Das ist vielleicht ein gefühlter Widerspruch, aber kein wirklicher. Der Klimawandel ist per Definition ein globales Thema, aber jeder sieht ihn aus seinem eigenen Blickwinkel. Ja, hier in der Schweiz haben wir saubere Luft und sauberes Wasser, und das ist sicherlich gut so. Zu welchen Erkenntnissen kommen wir aber, wenn wir unsere Böden oder Gletscher betrachten? Bei der Nachhaltigkeit geht es wirklich um das Schicksal der Erde. Warten wir also nicht, bis es zu spät ist, sie zu erhalten. Handeln wir, solange wir noch Zeit haben, bevor sich die Bedingungen dauerhaft zum Schlechteren wenden.

Müssen wir weniger oder eher auf andere Art und Weise konsumieren? Was bedeutet das für den Durchschnittsbürger?

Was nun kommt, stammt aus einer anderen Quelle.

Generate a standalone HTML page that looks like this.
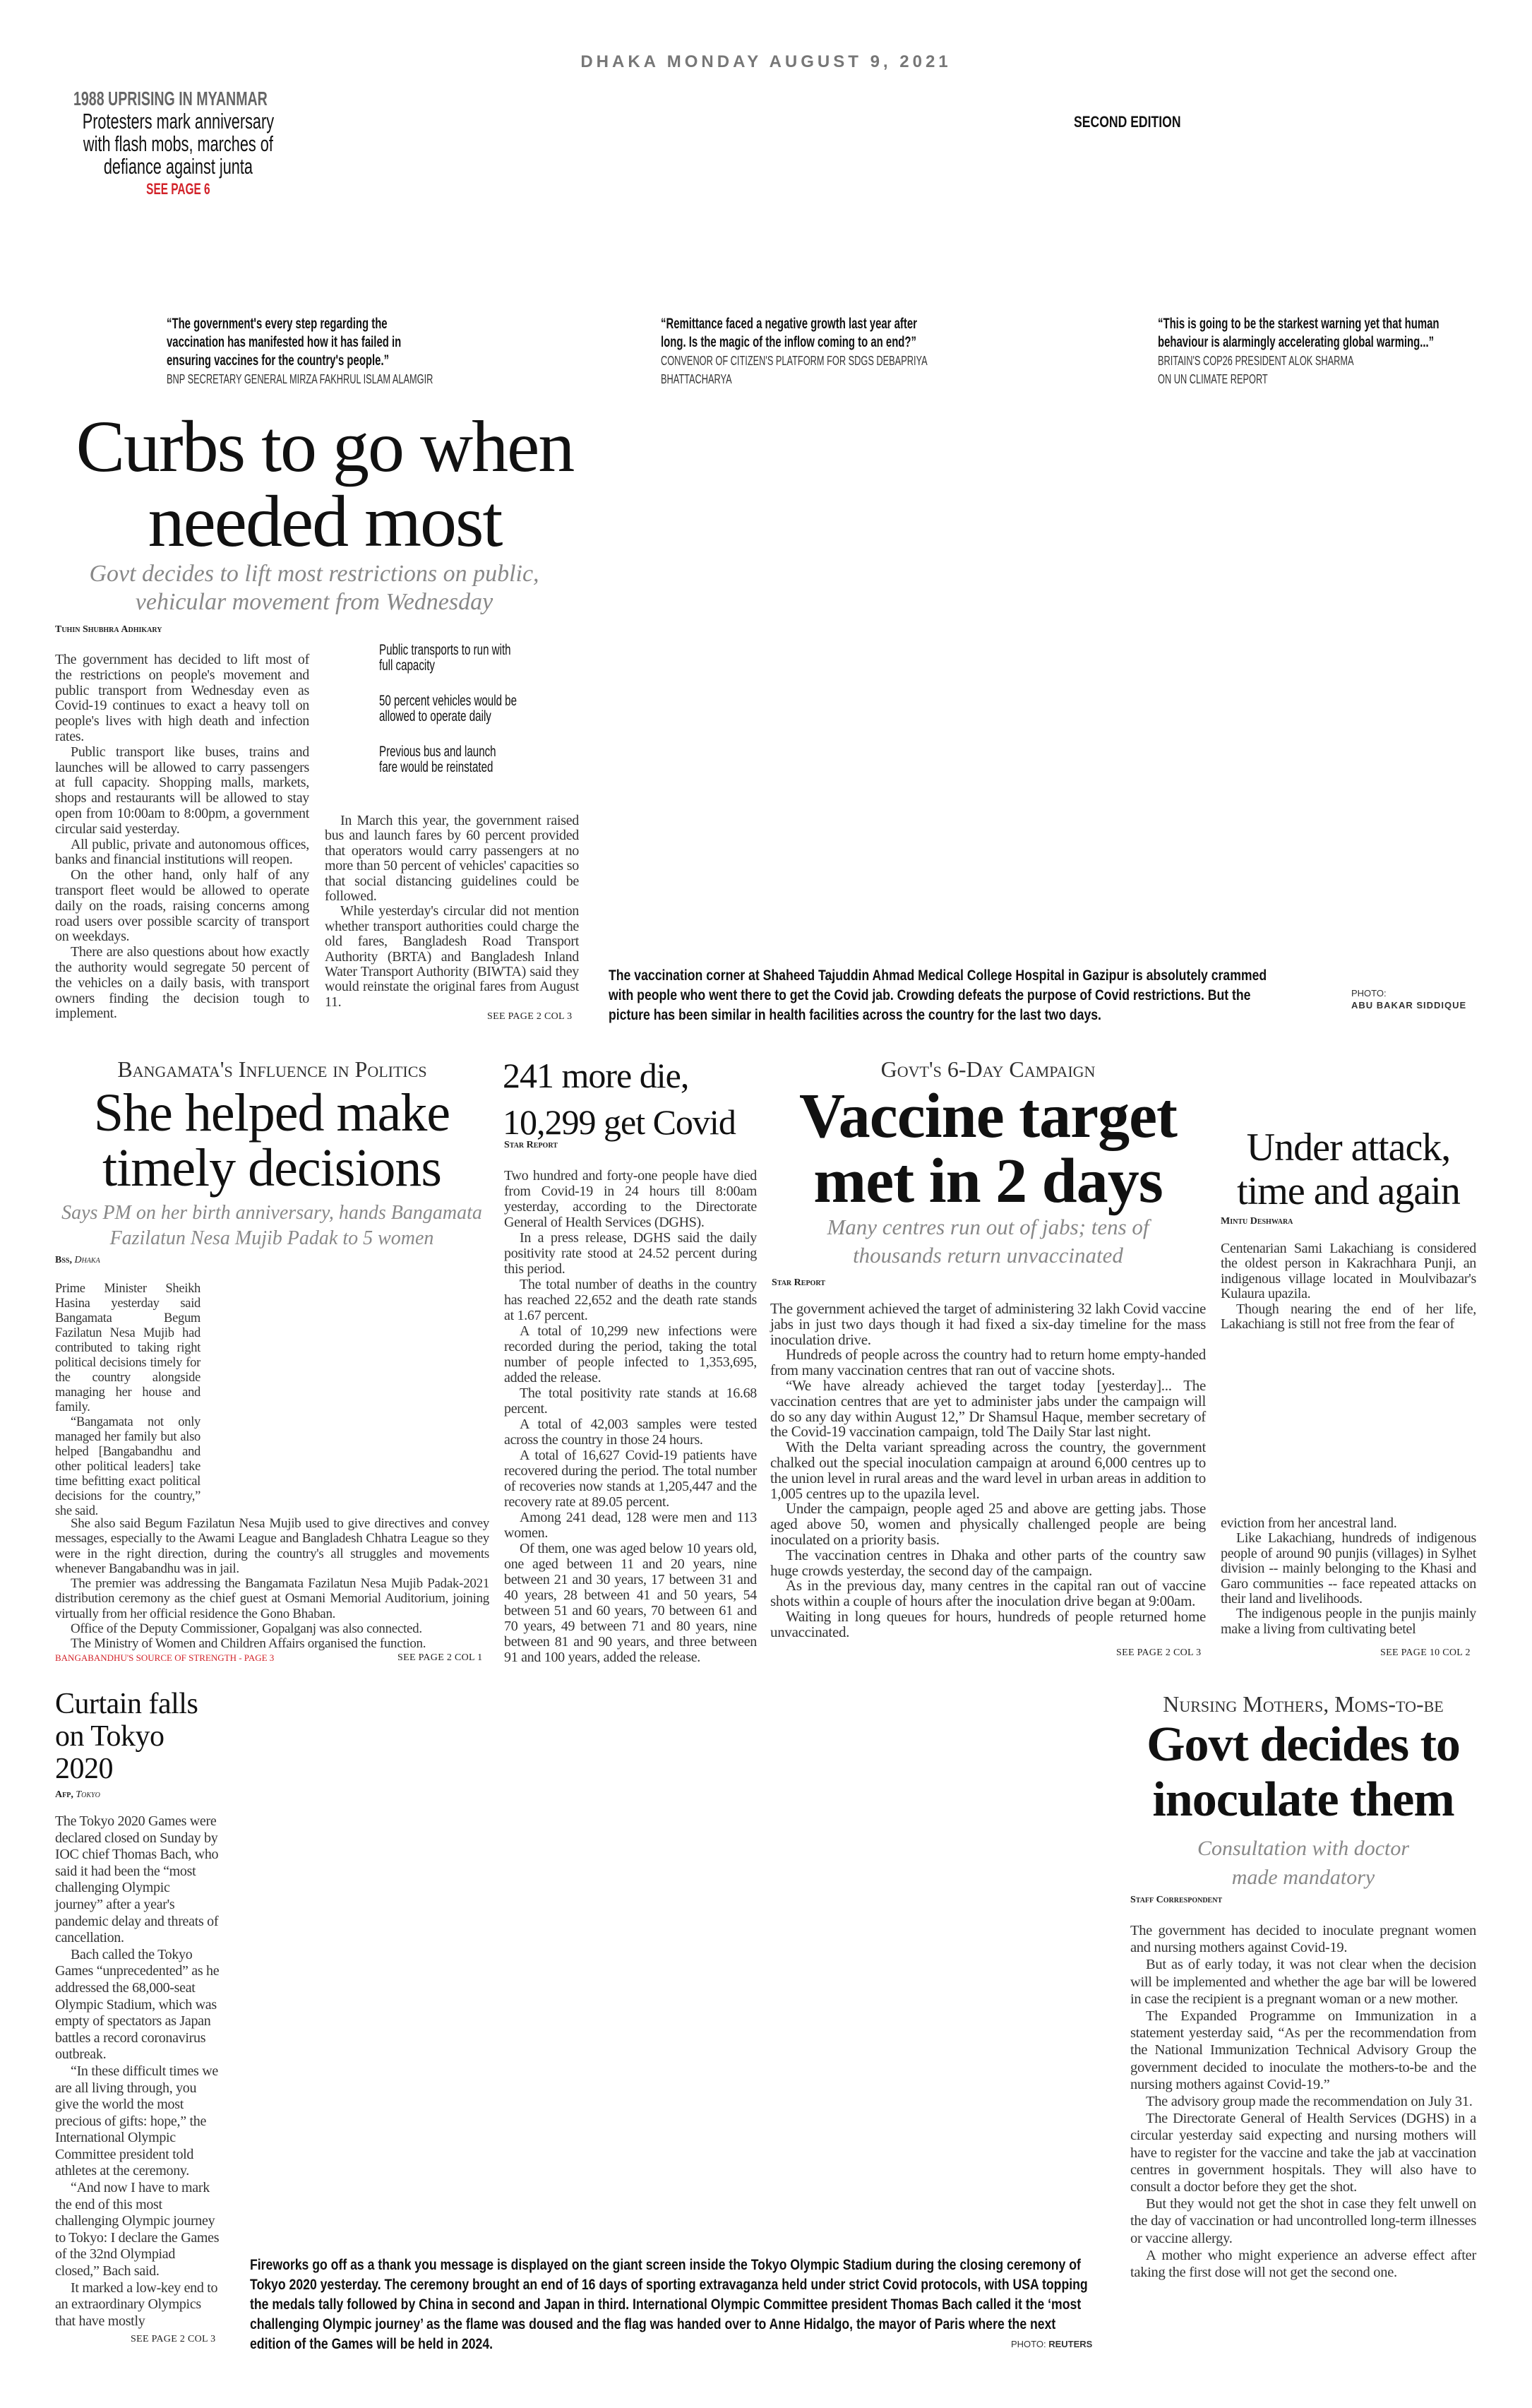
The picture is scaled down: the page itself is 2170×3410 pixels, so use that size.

Wir leben in einer Welt, in der man kaum jemandem sagen kann, was er zu tun oder zu lassen hat. Die Schulung der nächsten Generationen wäre eine Möglichkeit, die Verhaltensweisen zu ändern. Aber was können wir jetzt tun? Ehrlich gesagt müssen wir unseren Konsum reduzieren und wir müssen bestimmte Arten von Konsum stärker einschränken als andere. Es ist schwierig, eine bestimmte Art von Konsum herauszugreifen. Aber, um nur ein Beispiel zu nennen, der Fleischkonsum muss wohl zurückgehen. Weniger Quantität bedeutet jedoch nicht weniger Qualität. Beim Vergleich der heutigen Essgewohnheiten gegenüber jenen vor einigen Jahrzehnten stellen wir fest: Heute gibt es viel mehr Speisen zum Mitnehmen und wesentlich mehr Fertiggerichte. Das Verhalten verändert sich im Laufe der Zeit, und wir müssen diese Veränderung steuern. Für den Durchschnittsbürger kann das ein Dilemma darstellen. Die meisten Menschen möchten das Richtige tun, doch umweltfreundlichere Produkte sind in der Regel auch teurer. Im Zuge der Popularisierung dieser Produkte dürften ihre Preise aber fallen. Das erleichtert die Verhaltensänderung, die schliesslich zu einer sich selbst erfüllenden Prophezeiung wird.

Christophe Bourgoin
Partner, PwC Schweiz

PwC hat sich mit dem WWF zusammengetan, um für die «Kreislaufwirtschaft als neue Normalität» in der Schweiz zu werben. Wie werden Schweizer Unternehmen einbezogen?

Nur rund 10 Prozent des Ressourcenverbrauchs in der Schweiz sind heute zirkulär. 90 Prozent sind es also nicht. Das zu ändern, ist ein ehrgeiziges Ziel. Zur Erinnerung: Die Schweiz hat sich schon seit Langem wegen ihrer Abhängigkeit von ausländischen Ressourcen Sorgen gemacht. Die Kreislaufwirtschaft ist eine Möglichkeit, dieses Risiko zu mindern und die Ressourcenversorgung zu internalisieren. Zunächst klang das vielleicht zu idealistisch, doch die Unternehmen beginnen allmählich, die damit verbundenen Wachstumschancen zu erkennen. Seit einigen Monaten greifen sie das Thema Kreislaufwirtschaft auf und fragen, wie sie es umsetzen und in ihre Strategie integrieren können, um bestehende Geschäftsmodelle anzupassen oder neue zu entwickeln.

Sie kommen aus dem Bereich Corporate Finance. Wie passt das zu Nachhaltigkeit?

Es passt gut! Vor allem, wenn Sie beides sehen und mit Ihren Werten und Zielen verbinden können. Wenn man eine bessere Geschäftstätigkeit anstrebt, gibt es keine Diskrepanz. Nach­haltigkeit und finanzieller Gewinn ergänzen sich, denn kurzfristige Zeithorizonte für Entscheide sind für die langfristige Wertschöpfung in der Regel nicht optimal.

Was steht in Sachen Nachhaltigkeit als Nächstes auf dem Plan?

Ich bin nicht sicher, was als Nächstes ansteht, doch letzten Endes müssen wir das Thema überflüssig machen. Heute befinden wir uns immer noch in einer Phase der Sensibilisierung und Zielsetzung. Nachhaltigkeit muss so im unternehmerischen Denken und der Strategie verankert werden, dass sie nicht mehr separat betrachtet wird, sondern als DNA des Unternehmens und als echter Differenzierungsfaktor.

Christophe Bourgoin, vielen Dank für Ihre Denkanstösse.